A raíz del renovado abuso de los servicios de inteligencia del ejército contra periodistas, políticos e incluso de quien fuera secretario general del presidente Duque, ojalá las consuetudinarias violaciones no terminen como siempre lo han hecho, en punta. En punta porque a base de palabrería, de que estamos obrando en lo administrativo, mientras otros lo adelantan en lo institucional y el resto se desbrevan en lo judicial, finalmente no pasa nada.
O sí pasa. Ante la prueba periodística y no existir posibilidades de argumento en contra, deciden mandar a colgar el uniforme a unos cuantos como prueba explícita de que han pecado, y que no lo hacen por la publicación sino porque desde hace tiempos los servicios de inteligencia o contra inteligencia, que son los que, según los protocolos, se empeñan en burlar las reglas, los tenían en la mira.

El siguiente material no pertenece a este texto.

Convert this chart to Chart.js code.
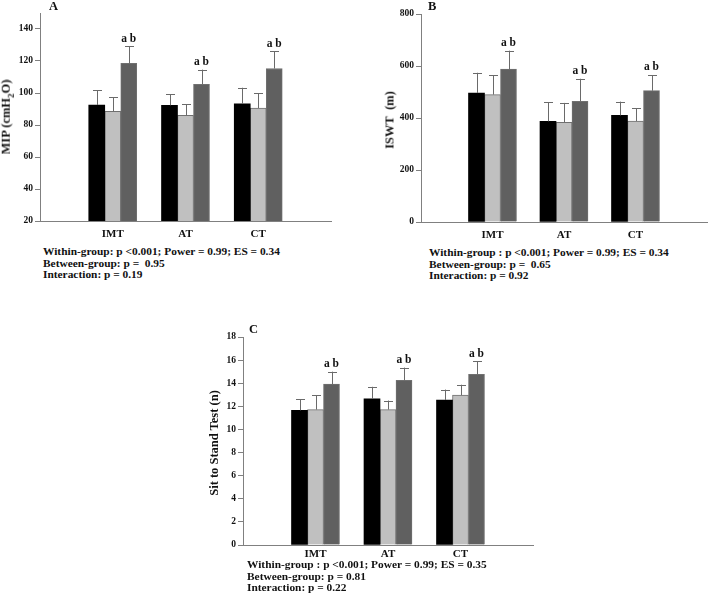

La pregunta de muchas de las víctimas y la generalidad de la gente es por qué, después de tantos casos en evidencia con consecuencias en la vida realmente deplorables, no se ha logrado jamás que aquellas ruedas sueltas -término para enturbiar el panorama- hayan entrado en razón, y sus superiores supieran lo que estaban haciendo y lo hubieran desautorizado a tiempo.
No parece totalmente objetivo enrostrarle toda la culpa a las Fuerzas Armadas y comerse el cuento de que se trata de unas manzanas podridas mientras el resto gozan de excelsas virtudes, cuando el ejército, descubierto en acciones criminales o de corrupción, recurre al mismo expediente para lavarle la cara a una institución con vistas a mantener el respaldo de una población ingenua a la que se debe, objetivo que encuestadoras y medios de información acríticamente se encargan de consolidar cada vez que es necesario.
En reciente artículo para rememorar el 30 aniversario del asesinato de Carlos Pizarro Leongómez, el periódico El Tiempo refiere como una de las hipótesis de dónde salió la orden para asesinar al comandante desmovilizado del M-19, es que aquella se originó de una reunión de notables adelantada en la terraza del Hotel Nutibara de Medellín, a la que asistieron por lo menos 8 personas entre empresarios, industriales, políticos, altos oficiales de las Fuerzas Armadas y miembros del clero.
Y no menos concluyente para comprobar esta forma criminal de proceder, de toda la vida, en lo que terminó siendo Colombia, es cómo, en la muerte del Mariscal Francisco José de Sucre en 1830, la orden de su asesinato se haya generado en una casa de la Bogotá de entonces, propiedad de un industrial antioqueño, con destino a generales muy ranqueados de entonces para que en las montañas de Berruecos y por interpuestas personas -todas muertas inmediatamente en extrañas circunstancias- le causaran la muerte.
Y que lo mismo ha sucedido en otros casos de eliminación de otros dirigentes de izquierda, hechos que confirman la existencia desde siempre de la llamada mano negra, que, por supuesto, no se limita a estos integrantes de postín sino que tradicionalmente y con el consentimiento obligado y prolongado por parte del Estado, ha logrado copar dependencias e instituciones para que sus órdenes criminales se preparen y lleven a cabo en cualquier época y en todo el territorio nacional.
Imperdonable ante la ley la actitud de notables -¿notables?- que por virtud de ideas irracionales, o de poder y riqueza han perdido los vínculos morales que los debieran unir a su patria y conciudadanos. Pero duele en el alma que a estas mismas reuniones hayan asistido para dar su aceptación altos miembros castrenses que han jurado velar por la seguridad y vida de todos los ciudadanos, y desconcierta, hasta enardecer la cordura extrema, la posición de los prelados católicos -porque no son curas de misa y olla- que en nombre de Dios y de su hijo, Jesucristo, dan la bendición para que se amenacen, desaparezcan o masacren a los líderes y al pueblo del que se presentan como pastores.
Y está bien claro que en este manejo perverso, las fuerzas militares y de policía ocupen lugar excepcional, a cargo esperamos de los menos virtuosos, mientras en las demás instituciones se cuenta con fichas claves para que aquellas se cumplan como sucedió con el Servicio de Inteligencia Colombiano (SIC) de las épocas de la dictadura del general Gustavo Rojas Pinilla hasta el Departamento Administrativo de Seguridad (DAS) del general Miguel Maza Márquez hace algunos años, liquidado cuando sus exabruptos no se pudieron ocultar más.
Ojalá esta vez se llegue a los descarriados patricios, sin duda objeto de una primacía inmerecida, que han alimentado por largo tiempo un estado de cosas inmoral, cuyos efectos demoledores se ven reflejados en todos los campos de la actividad nacional, hasta el extremo de pensarnos, en el corto recorrido de dos siglos, inviables como resultado de su total descomposición.